# Pike county, Illinois



## outdoor101 (May 15, 2012)

Was looking to deer hunt out of state somewhere next year change up the scenery. Has anyone ever hunting this area ? Havnt looked up leases available yet but I was looking at Hadley creek outfitters looks like a reasonable place


----------



## wateroperator (Nov 8, 2013)

Better be prepared to spend some serious coin. A self guided hunt on state land in Northern Missouri would be much better in my opinion.


----------



## outdoor101 (May 15, 2012)

Thanks for the advice, ill look in to it


----------



## wateroperator (Nov 8, 2013)

outdoor101 said:


> Thanks for the advice, ill look in to it


No problem. Look into leasing a farm around Kirksville area also. We used to lease a 1800 acre farm and had a blast. It was cheap and we made a family function of it. Could be an option for you.


----------



## outdoor101 (May 15, 2012)

Ok, after doing some digging I'm considering Indiana now. I have family there and tags are 150$ over the counter within just a couple hour drive. There just happense to be a 1000 acres of public just down the road from them might poke around out there


----------



## baber (Jun 16, 2004)

I lease 150 acres in Brown county (next door). It is expensive, but a ton of fun to hunt. Not unusual to see 15+ deer in a sit with half being bucks once the rut gets going. Last year I passed over 20 8+ points ranging from 100" to 130". Ended up shooting a 150" 11 point with my shotgun. 

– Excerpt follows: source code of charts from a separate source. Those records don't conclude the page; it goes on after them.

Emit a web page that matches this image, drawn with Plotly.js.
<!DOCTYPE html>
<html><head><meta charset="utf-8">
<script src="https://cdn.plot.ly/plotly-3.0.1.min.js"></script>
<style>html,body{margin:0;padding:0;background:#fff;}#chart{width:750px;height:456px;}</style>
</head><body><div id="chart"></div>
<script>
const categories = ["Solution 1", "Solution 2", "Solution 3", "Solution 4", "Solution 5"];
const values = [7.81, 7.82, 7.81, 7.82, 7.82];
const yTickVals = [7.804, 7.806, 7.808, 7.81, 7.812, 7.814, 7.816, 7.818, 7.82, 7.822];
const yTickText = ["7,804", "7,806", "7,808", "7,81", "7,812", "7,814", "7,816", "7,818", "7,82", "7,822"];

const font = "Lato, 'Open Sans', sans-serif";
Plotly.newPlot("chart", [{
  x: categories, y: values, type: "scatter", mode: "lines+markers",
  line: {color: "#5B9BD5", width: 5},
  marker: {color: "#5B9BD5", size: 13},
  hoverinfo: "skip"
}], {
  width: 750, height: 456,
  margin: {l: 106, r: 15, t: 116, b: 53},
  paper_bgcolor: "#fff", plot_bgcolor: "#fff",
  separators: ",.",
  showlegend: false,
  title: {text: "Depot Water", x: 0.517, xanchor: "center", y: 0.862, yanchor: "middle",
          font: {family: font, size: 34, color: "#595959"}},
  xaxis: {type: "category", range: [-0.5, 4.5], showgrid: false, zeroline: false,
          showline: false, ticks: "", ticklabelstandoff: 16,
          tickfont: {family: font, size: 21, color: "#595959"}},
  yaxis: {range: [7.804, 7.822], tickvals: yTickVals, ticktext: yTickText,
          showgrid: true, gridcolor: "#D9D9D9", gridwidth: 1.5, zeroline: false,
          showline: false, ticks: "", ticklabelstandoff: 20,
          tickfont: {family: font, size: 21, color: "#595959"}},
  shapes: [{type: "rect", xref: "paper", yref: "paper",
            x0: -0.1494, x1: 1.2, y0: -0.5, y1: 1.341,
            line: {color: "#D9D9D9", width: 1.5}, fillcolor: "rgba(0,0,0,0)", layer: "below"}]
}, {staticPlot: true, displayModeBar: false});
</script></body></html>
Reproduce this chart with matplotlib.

My lease is $4200 and the bow and gun tags are almost $1000.


----------



## skipper34 (Oct 13, 2005)

baber said:


> I lease 150 acres in Brown county (next door). It is expensive, but a ton of fun to hunt. Not unusual to see 15+ deer in a sit with half being bucks once the rut gets going. Last year I passed over 20 8+ points ranging from 100" to 130". Ended up shooting a 150" 11 point with my shotgun.
> 
> My lease is $4200 and the bow and gun tags are almost $1000.


If Illinois non-resident tags are through a drawing, how do you get a tag every year?


----------



## bassman00 (Feb 6, 2007)

Illinois is like 100% draw for both gun and bow. I and everyone I know gets drawn every year. There are always leftovers also.


----------



## baber (Jun 16, 2004)

skipper34 said:


> If Illinois non-resident tags are through a drawing, how do you get a tag every year?


Like Bassman said, the draws are 100%. I always do the online draw for shotgun and just buy my bow over the counter. This year I bought my dad a shotgun license over the counter, seems like there are always left overs.

Connected on a mid 130's 11 point with my bow on Nov 11. He was following a doe.











Got a low 130's 10 point with my gun on Nov 19. Got fooled on him, shot him quartering away at 85 yards, thought he was bigger than he is. Got him on trail cam twice the day before too.


























Missed this 160ish 10point with my bow. I about cried.


----------



## outdoor101 (May 15, 2012)

Congrat on the trophies, private or public?


----------



## baber (Jun 16, 2004)

outdoor101 said:


> Congrat on the trophies, private or public?


Private. My leased 150.


----------



## outdoor101 (May 15, 2012)

I'm looking to find me a lease in Illinois, Indiana, or Ohio for next season. Anyone know of a good cite for leasing ?


----------



## U of M Fan (May 8, 2005)

outdoor101 said:


> I'm looking to find me a lease in Illinois, Indiana, or Ohio for next season. Anyone know of a good cite for leasing ?


You can check out basecamp leasing.


----------



## bowtech84 (Mar 4, 2016)

outdoor101 said:


> I'm looking to find me a lease in Illinois, Indiana, or Ohio for next season. Anyone know of a good cite for leasing ?


Huntingleasenetwork.com


----------



## josheupmi (Dec 9, 2008)

You can check both them sites, but be prepared to pay top dollar.


----------



## outdoor101 (May 15, 2012)

josheupmi said:


> You can check both them sites, but be prepared to pay top dollar.[/QUOTE
> 
> What would you suggest the best way finding an out of state hunting property ?


----------



## GrizzlyBear (Apr 27, 2003)

Land in Pike is honestly not that hard to come by if your willing to pay. Many farms in the $30-40 per acre range and every once in a while a deal can be found. Many of the landowners HATE leasing to or will refuse to lease to outfitters. Heck just last week we were pounding roads and got flagged down by a farmer to ask us if we were looking for ground to lease.


----------